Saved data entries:
• • •

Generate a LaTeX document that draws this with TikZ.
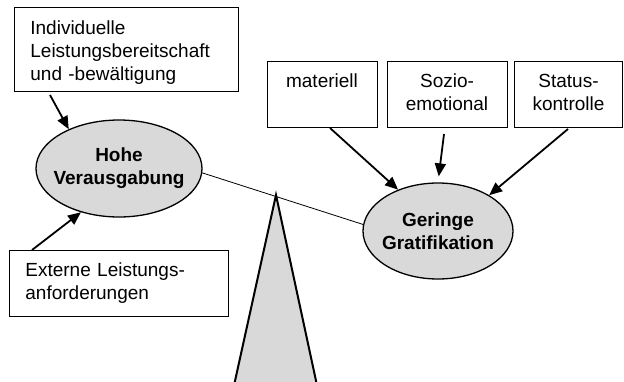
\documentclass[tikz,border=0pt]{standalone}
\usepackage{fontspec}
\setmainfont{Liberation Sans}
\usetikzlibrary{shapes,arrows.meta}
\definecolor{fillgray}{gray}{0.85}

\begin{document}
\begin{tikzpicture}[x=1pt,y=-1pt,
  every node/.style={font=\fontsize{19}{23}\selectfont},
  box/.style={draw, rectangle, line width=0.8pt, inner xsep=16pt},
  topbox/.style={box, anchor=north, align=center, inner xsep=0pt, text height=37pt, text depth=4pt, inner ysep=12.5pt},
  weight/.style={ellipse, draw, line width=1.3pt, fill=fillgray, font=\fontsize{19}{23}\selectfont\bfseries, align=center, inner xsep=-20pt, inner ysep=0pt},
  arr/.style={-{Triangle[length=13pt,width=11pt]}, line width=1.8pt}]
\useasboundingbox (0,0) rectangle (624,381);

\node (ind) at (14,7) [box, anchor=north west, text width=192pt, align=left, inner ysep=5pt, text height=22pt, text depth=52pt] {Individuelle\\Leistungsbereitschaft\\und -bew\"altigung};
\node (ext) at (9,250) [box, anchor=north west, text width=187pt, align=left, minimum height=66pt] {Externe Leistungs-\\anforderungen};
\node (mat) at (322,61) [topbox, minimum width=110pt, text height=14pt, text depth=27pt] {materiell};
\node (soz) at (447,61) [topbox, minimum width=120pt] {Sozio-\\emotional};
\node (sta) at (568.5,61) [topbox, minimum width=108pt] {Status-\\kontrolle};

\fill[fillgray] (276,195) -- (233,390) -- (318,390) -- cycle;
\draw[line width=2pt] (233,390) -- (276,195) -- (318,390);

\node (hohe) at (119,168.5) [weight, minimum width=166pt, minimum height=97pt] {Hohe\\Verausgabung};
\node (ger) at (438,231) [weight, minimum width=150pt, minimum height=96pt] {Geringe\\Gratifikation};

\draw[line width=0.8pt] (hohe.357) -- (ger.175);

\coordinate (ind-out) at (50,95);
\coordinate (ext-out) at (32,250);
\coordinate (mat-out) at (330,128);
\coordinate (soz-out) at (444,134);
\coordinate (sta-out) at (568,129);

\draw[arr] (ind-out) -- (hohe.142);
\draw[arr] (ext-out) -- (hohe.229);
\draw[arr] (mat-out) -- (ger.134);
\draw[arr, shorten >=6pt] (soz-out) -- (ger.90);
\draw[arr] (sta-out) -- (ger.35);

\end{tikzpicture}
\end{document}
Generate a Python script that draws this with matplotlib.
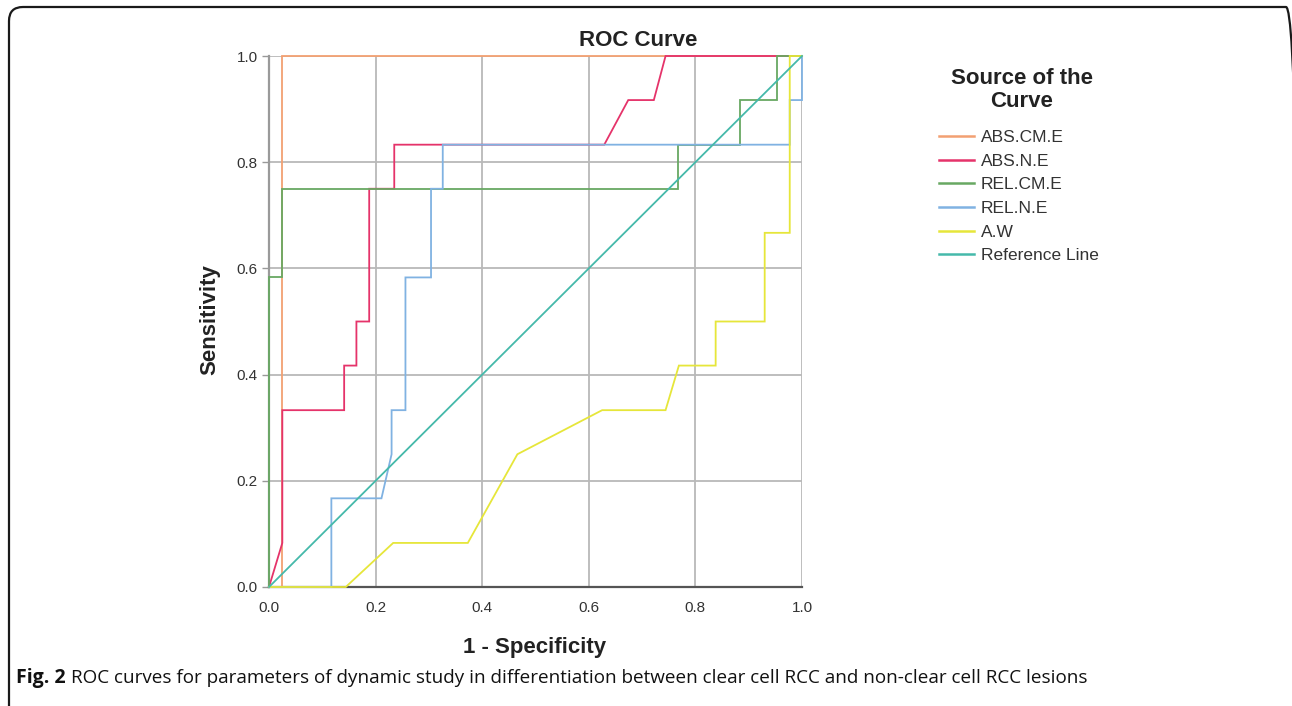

• • •

### YOUR TASK:
Copy out all of the material exactly as written, without its pictures.

### SOLUTION FOR THIS TASK:
Generate a LaTeX document that draws this with TikZ.
\documentclass[tikz,border=0pt]{standalone}
\usepackage{fontspec}
\setmainfont{Liberation Sans}
\usetikzlibrary{shapes,arrows.meta}
\definecolor{fillgray}{gray}{0.85}

\begin{document}
\begin{tikzpicture}[x=1pt,y=-1pt,
  every node/.style={font=\fontsize{19}{23}\selectfont},
  box/.style={draw, rectangle, line width=0.8pt, inner xsep=16pt},
  topbox/.style={box, anchor=north, align=center, inner xsep=0pt, text height=37pt, text depth=4pt, inner ysep=12.5pt},
  weight/.style={ellipse, draw, line width=1.3pt, fill=fillgray, font=\fontsize{19}{23}\selectfont\bfseries, align=center, inner xsep=-20pt, inner ysep=0pt},
  arr/.style={-{Triangle[length=13pt,width=11pt]}, line width=1.8pt}]
\useasboundingbox (0,0) rectangle (624,381);

\node (ind) at (14,7) [box, anchor=north west, text width=192pt, align=left, inner ysep=5pt, text height=22pt, text depth=52pt] {Individuelle\\Leistungsbereitschaft\\und -bew\"altigung};
\node (ext) at (9,250) [box, anchor=north west, text width=187pt, align=left, minimum height=66pt] {Externe Leistungs-\\anforderungen};
\node (mat) at (322,61) [topbox, minimum width=110pt, text height=14pt, text depth=27pt] {materiell};
\node (soz) at (447,61) [topbox, minimum width=120pt] {Sozio-\\emotional};
\node (sta) at (568.5,61) [topbox, minimum width=108pt] {Status-\\kontrolle};

\fill[fillgray] (276,195) -- (233,390) -- (318,390) -- cycle;
\draw[line width=2pt] (233,390) -- (276,195) -- (318,390);

\node (hohe) at (119,168.5) [weight, minimum width=166pt, minimum height=97pt] {Hohe\\Verausgabung};
\node (ger) at (438,231) [weight, minimum width=150pt, minimum height=96pt] {Geringe\\Gratifikation};

\draw[line width=0.8pt] (hohe.357) -- (ger.175);

\coordinate (ind-out) at (50,95);
\coordinate (ext-out) at (32,250);
\coordinate (mat-out) at (330,128);
\coordinate (soz-out) at (444,134);
\coordinate (sta-out) at (568,129);

\draw[arr] (ind-out) -- (hohe.142);
\draw[arr] (ext-out) -- (hohe.229);
\draw[arr] (mat-out) -- (ger.134);
\draw[arr, shorten >=6pt] (soz-out) -- (ger.90);
\draw[arr] (sta-out) -- (ger.35);

\end{tikzpicture}
\end{document}
Generate a Python script that draws this with matplotlib.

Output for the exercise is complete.